Las desigualdades materiales no son el único problema al que se enfrentan las villas. Sus habitantes son estigmatizados, tratados de “vagos” o “negros”, como explica Pablo Vitale, licenciado en Ciencia Política y miembro de la Asociación Civil por la Igualdad y la Justicia (ACIJ). El dogma dice que las villas son lugares “sin ley”, donde se extiende el tráfico de drogas y la delincuencia. Marcos Chinchilla cuenta, por ejemplo, cómo muchos vecinos deciden no dar su verdadera dirección cuando aspiran a un trabajo. “No conseguirían nunca el empleo”, asegura. La presión se extiende a los barrios colindantes, que han llegado a organizarse para hacer la vida un poco más difícil a los residentes en las villas. Ya se sabe que la lucha del penúltimo contra el último siempre ha sido un mecanismo eficaz para mantener el statu quo.
Pablo Vitale define el momento actual de estos enclaves: “Las villas están más atravesadas por procesos de urbanización que por resistencia a los ajustes; son procesos bien complejos de tensión, articulación y conflicto entre las organizaciones territoriales y el gobierno”. Su grupo participa, junto a organizaciones sociales y vecinos, en la plataforma que ha desarrollado un decálogo que trata de marcar el camino al gobernador Horacio Rodríguez Larreta, antigua mano derecha de Macri en la alcaldía de Buenos Aires.

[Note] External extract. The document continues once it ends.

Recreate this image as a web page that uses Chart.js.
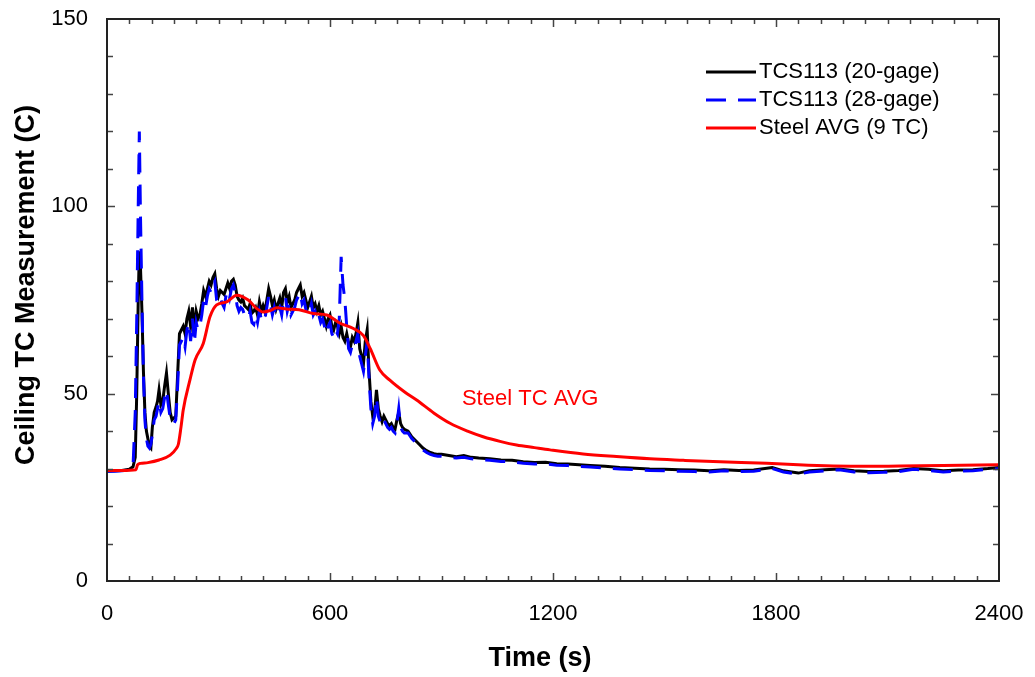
<!DOCTYPE html>
<html>
<head>
<meta charset="utf-8">
<title>Ceiling TC Measurement</title>
<script src="https://cdn.jsdelivr.net/npm/chart.js@4.4.1/dist/chart.umd.min.js"></script>
<style>
  html, body { margin: 0; padding: 0; background: #fff; }
</style>
</head>
<body>
<canvas id="chart" width="1035" height="677"></canvas>
<script>
// time axis (s) shared by both TCS113 traces
const tcTimes = [
  0, 20, 40, 60, 70, 76, 80, 84, 87, 90, 94, 98, 102, 106, 110, 114, 118, 122, 127, 132, 136, 140, 145,
  150, 155, 160, 165, 170, 175, 180, 185, 190, 195,
  200, 205, 210, 215, 220, 225, 230, 235, 240, 245,
  250, 255, 260, 265, 270, 275, 280, 285, 290, 295,
  300, 305, 310, 315, 320, 325, 330, 335, 340, 345,
  350, 355, 360, 365, 370, 375, 380, 385, 390, 395,
  400, 405, 410, 415, 420, 425, 430, 435, 440, 445,
  450, 455, 460, 465, 470, 475, 480, 485, 490, 495,
  500, 505, 510, 515, 520, 525, 530, 535, 540, 545,
  550, 555, 560, 565, 570, 575, 580, 585, 590, 595,
  600, 605, 610, 615, 620, 625, 630, 635, 640, 645,
  650, 655, 660, 665, 670, 675, 680, 685, 690, 695,
  700, 705, 710, 715, 720, 725, 730, 735, 740, 745,
  750, 755, 760, 765, 770, 775, 780, 785, 790, 795,
  800,
  810, 820, 830, 840, 850, 860, 870, 880, 890, 900,
  920, 940, 960, 980, 1000,
  1030, 1060, 1090, 1120, 1150, 1180, 1210, 1240, 1270, 1300,
  1340, 1380, 1420, 1460, 1500, 1540, 1580, 1620, 1660, 1700, 1740,
  1790, 1820, 1860, 1890,
  1930, 1970, 2010, 2050, 2090, 2130, 2170, 2210, 2250, 2290, 2330, 2370,
  2400
];

// TCS113 (20-gage)
const tcs20 = [
  29.3, 29.4, 29.5, 29.8, 30.5, 33, 50, 75, 88, 84, 72, 56, 45, 40, 38, 36, 35.5, 41, 45, 46.5, 48, 51, 47,
  48, 52, 55.5, 50, 45, 43, 43.5, 44, 55, 66,
  67, 68, 66, 70, 72, 68, 73, 67, 72, 70,
  71, 74, 77.5, 76, 78, 80, 79, 81, 82, 78,
  76, 77.5, 77, 76.5, 78, 79.5, 78, 80, 80.5, 79,
  76, 75, 74.5, 75.5, 73.5, 73, 72.5, 74, 71.5, 72,
  73, 71, 74.5, 72, 73.5, 72, 75, 78, 76, 73.5,
  75, 72.5, 74, 75.5, 73, 77, 78, 74.5, 76, 73,
  74, 75, 77, 78, 79, 76, 77, 75, 73, 74.5,
  76, 73, 74, 72, 73.5, 71, 72, 70, 68, 70,
  71, 68, 67, 69, 68, 66, 68, 65, 64, 66,
  63.5, 62.5, 65, 64, 66, 69, 62, 60, 58, 64,
  67, 56, 48, 44, 45, 51, 46, 44, 42.5, 44,
  43, 42, 41.5, 42, 41, 40.5, 43, 45, 42, 41,
  40.5,
  40, 38.5, 37.5, 36.5, 35.5, 34.8, 34.3, 34, 33.8, 33.8,
  33.5, 33.2, 33.5, 33, 32.8,
  32.6, 32.3, 32.2, 31.8, 31.6, 31.7, 31.3, 31.2, 31, 30.8,
  30.6, 30.3, 30.1, 29.9, 29.8, 29.7, 29.6, 29.4, 29.7, 29.5, 29.6,
  30.3, 29.4, 28.8, 29.4,
  29.7, 29.9, 29.4, 29.2, 29.3, 29.5, 30, 29.8, 29.4, 29.6, 29.7, 30,
  30.3
];

// TCS113 (28-gage)
const tcs28 = [
  29.3, 29.3, 29.4, 29.6, 30.5, 45, 70, 100, 120, 98, 75, 55, 43, 38, 36, 35.5, 36.5, 39, 43, 44, 46, 48, 45,
  46, 49, 51, 47, 43.5, 42, 42, 43, 52, 63,
  64, 65, 62.5, 67, 69, 64, 70, 63.5, 69, 67,
  68, 71, 75, 73, 76, 78, 77, 79, 80, 75,
  74, 75.5, 74, 73, 76, 77.5, 75.5, 78, 79, 77,
  73.5, 72, 73, 72.5, 71, 70.5, 70, 72, 69, 68.5,
  71, 69, 72, 70, 71, 70, 73, 76, 73.5, 71,
  73, 70.5, 72, 73, 71, 75, 76, 72, 74, 71,
  72, 73, 75, 76, 77, 74, 75, 72.5, 71, 72,
  74, 71, 72, 70, 71, 69, 70, 68, 66, 68,
  69, 66, 65, 67, 66, 70, 86.5, 79, 75, 68,
  62, 61, 63, 62, 64, 66, 60, 58, 56, 60,
  64, 54, 46, 42, 44, 49, 44, 42.5, 41.5, 43,
  42, 41, 40.5, 41, 40, 39.5, 42, 46, 41, 40,
  39.5,
  39.5, 38, 37, 36, 35, 34.3, 33.8, 33.5, 33.3, 33.3,
  33, 32.8, 33, 32.6, 32.4,
  32.2, 31.9, 31.8, 31.4, 31.2, 31.3, 30.9, 30.8, 30.6, 30.4,
  30.2, 29.9, 29.7, 29.5, 29.4, 29.3, 29.2, 29.1, 29.4, 29.2, 29.3,
  30, 29.1, 28.5, 29.1,
  29.4, 29.7, 29.1, 28.9, 29, 29.2, 29.8, 29.5, 29.1, 29.3, 29.4, 29.8,
  30
];

// Steel AVG (9 TC)
const steelTimes = [
  0, 40, 78, 82, 90, 110, 140, 170, 186, 192,
  199, 205, 223, 237, 259, 277, 295, 322, 349, 380,
  403, 421, 439, 457, 483, 517, 555, 591, 627, 663,
  690, 708, 734, 761, 800, 833, 880, 923, 970, 1012,
  1060, 1102, 1150, 1192, 1281, 1371, 1461, 1551, 1650, 1775,
  1860, 1954, 2050, 2134, 2250, 2400
];
const steelAvg = [
  29.5, 29.5, 29.7, 31, 31.4, 31.6, 32.3, 33.6, 35.3, 36.5,
  41, 45.6, 53.6, 59, 63.4, 70.5, 73.7, 74.5, 76.3, 75,
  72.7, 71.8, 72.2, 72.9, 72.6, 72.4, 71.4, 71, 68.8, 67.4,
  65.5, 62.1, 56.3, 53.6, 50.5, 48.3, 44.8, 42.1, 40, 38.5,
  37.2, 36.3, 35.6, 35, 33.9, 33.2, 32.6, 32.2, 31.8, 31.4,
  31, 30.7, 30.6, 30.7, 30.8, 31
];

const seriesLabels = ['TCS113 (20-gage)', 'TCS113 (28-gage)', 'Steel AVG (9 TC)'];
const xTicks = [0, 600, 1200, 1800, 2400];
const yTicks = [0, 50, 100, 150];
const xTitle = 'Time (s)';
const yTitle = 'Ceiling TC Measurement (C)';
const noteText = 'Steel TC AVG';
const notePos = [955, 48.6];

const FONT = '"Liberation Sans", Arial, sans-serif';
Chart.defaults.font.family = FONT;
Chart.defaults.font.size = 22;
Chart.defaults.color = '#000';

function pts(xs, ys) {
  return xs.map((x, i) => ({ x: x, y: ys[i] }));
}

// frame with inward tick marks on all four sides, plus the red note
const frameTicks = {
  id: 'frameTicks',
  afterDatasetsDraw(chart) {
    const { ctx, chartArea: a, scales: { x, y } } = chart;
    ctx.save();
    ctx.strokeStyle = '#444';
    ctx.lineWidth = 1.5;
    ctx.beginPath();
    for (let t = 60; t < 2400; t += 60) {
      const px = Math.round(x.getPixelForValue(t)) + 0.5;
      const len = t % 600 === 0 ? 8 : 5;
      ctx.moveTo(px, a.bottom); ctx.lineTo(px, a.bottom - len);
      ctx.moveTo(px, a.top); ctx.lineTo(px, a.top + len);
    }
    for (let v = 10; v < 150; v += 10) {
      const py = Math.round(y.getPixelForValue(v)) + 0.5;
      const len = v % 50 === 0 ? 8 : 6;
      ctx.moveTo(a.left, py); ctx.lineTo(a.left + len, py);
      ctx.moveTo(a.right, py); ctx.lineTo(a.right - len, py);
    }
    ctx.stroke();
    ctx.strokeStyle = '#222';
    ctx.lineWidth = 2;
    ctx.strokeRect(a.left, a.top, a.right - a.left, a.bottom - a.top);

    ctx.fillStyle = '#ff0000';
    ctx.font = '22px ' + FONT;
    ctx.textAlign = 'left';
    ctx.textBaseline = 'middle';
    ctx.fillText(noteText, x.getPixelForValue(notePos[0]), y.getPixelForValue(notePos[1]));
    ctx.restore();
  }
};

// legend in the upper right of the plot, axis titles
const boxLegend = {
  id: 'boxLegend',
  afterDraw(chart) {
    const { ctx } = chart;
    ctx.save();
    ctx.font = '22px ' + FONT;
    ctx.textBaseline = 'middle';
    ctx.textAlign = 'left';
    chart.data.datasets.forEach((ds, row) => {
      const yy = 72 + row * 28;
      ctx.strokeStyle = ds.borderColor;
      ctx.lineWidth = 3;
      ctx.setLineDash(ds.borderDash || []);
      ctx.beginPath();
      ctx.moveTo(706, yy);
      ctx.lineTo(756, yy);
      ctx.stroke();
      ctx.setLineDash([]);
      ctx.fillStyle = '#000';
      ctx.fillText(ds.label, 759, yy);
    });

    ctx.font = 'bold 27px ' + FONT;
    ctx.textAlign = 'center';
    ctx.fillText(xTitle, 540, 659);
    ctx.translate(27, 285);
    ctx.rotate(-Math.PI / 2);
    ctx.fillText(yTitle, 0, 0);
    ctx.restore();
  }
};

function noPad(s) {
  s.paddingLeft = 0; s.paddingRight = 0; s.paddingTop = 0; s.paddingBottom = 0;
}

new Chart(document.getElementById('chart'), {
  type: 'line',
  data: {
    datasets: [
      {
        label: seriesLabels[0],
        data: pts(tcTimes, tcs20),
        borderColor: '#000000',
        borderWidth: 3,
        pointRadius: 0,
        order: 2
      },
      {
        label: seriesLabels[1],
        data: pts(tcTimes, tcs28),
        borderColor: '#0000ff',
        borderWidth: 3,
        borderDash: [20, 12],
        pointRadius: 0,
        order: 1
      },
      {
        label: seriesLabels[2],
        data: pts(steelTimes, steelAvg),
        borderColor: '#ff0000',
        borderWidth: 3,
        pointRadius: 0,
        cubicInterpolationMode: 'monotone',
        order: 0
      }
    ]
  },
  options: {
    responsive: false,
    animation: false,
    layout: { padding: { left: 0, top: 19, right: 36, bottom: 0 } },
    plugins: {
      legend: { display: false },
      tooltip: { enabled: false }
    },
    scales: {
      x: {
        type: 'linear',
        min: 0,
        max: 2400,
        afterBuildTicks: s => { s.ticks = xTicks.map(v => ({ value: v })); },
        ticks: { padding: 20, maxRotation: 0, color: '#000', callback: v => String(v) },
        grid: { display: false, drawTicks: false },
        border: { display: false },
        afterFit: s => { s.height = 96; noPad(s); }
      },
      y: {
        type: 'linear',
        min: 0,
        max: 150,
        afterBuildTicks: s => { s.ticks = yTicks.map(v => ({ value: v })); },
        ticks: { padding: 19, color: '#000', callback: v => String(v) },
        grid: { display: false, drawTicks: false },
        border: { display: false },
        afterFit: s => { s.width = 107; noPad(s); }
      }
    }
  },
  plugins: [frameTicks, boxLegend]
});
</script>
</body>
</html>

No se puede olvidar que los últimos años de arrabales como Villa 20 vienen marcados por luchas que mezclan la organización vecinal con la pura necesidad. Marcos Chinchilla recuerda, por ejemplo, la ocupación del parque de la Independencia desarrollada por cientos de vecinos en 2010. Seis años después, la policía entró a sangre y fuego. Murieron tres de los nuevos residentes. La represión no fue obstáculo para que cuatro años después, en 2014, otro de los terrenos lindantes con la barriada fuese ocupado. Hasta tiraron de marketing para rebautizar el asentamiento como “barrio Papa Francisco”, confiando en una intervención de la Iglesia que no sirvió de nada porque terminaron siendo expulsados.
2018: los Juegos Olímpicos de la Juventud
Los próximos meses van a ser clave porque la alcaldía de Buenos Aires ha anunciado un plan para reurbanizar algunos de los núcleos más emblemáticos. Entre ellos, Villa 20 y Villa 31. Esto implicaría sanear las infraestructuras, colocar un alcantarillado y un alumbrado equiparable al de otros enclaves y, en definitiva, fusionar el arrabal con el entorno. También determinados traslados de las personas que residen en zonas que no van a poder mantenerse en pie. Claro que, después de tantos años de marginación, sus vecinos no se fían. En el caso del primer arrabal, según Chinchilla, la clave está en la proximidad de los Juegos Olímpicos de la Juventud, que se celebrarán en Buenos Aires en 2018. Parte de la infraestructura se sitúa en Lugano, el distrito de la Villa 20. Los vecinos creen que podría ser una buena oportunidad. Aunque también está la otra cara: la edificación de canchas y polideportivos, unido a los servicios que llegarían, podrían encarecer la zona. Y la legalización, si viene con un papel que garantice la propiedad, cambiaría el barrio para siempre. La obtención del documento, no obstante, debe ser el final de un proceso en el que lo fundamental es la participación ciudadana.
Chinchilla no olvida que el último proyecto supuestamente pensado para integrar la barriada en el entorno consistía en cuatro bloques de pisos que, en la práctica, tenían como objetivo invisibilizar el barrio. Lograron paralizarlo. Por eso confía ahora en que el momento de dignificar las condiciones de vida de sus vecinos esté cada vez más cerca.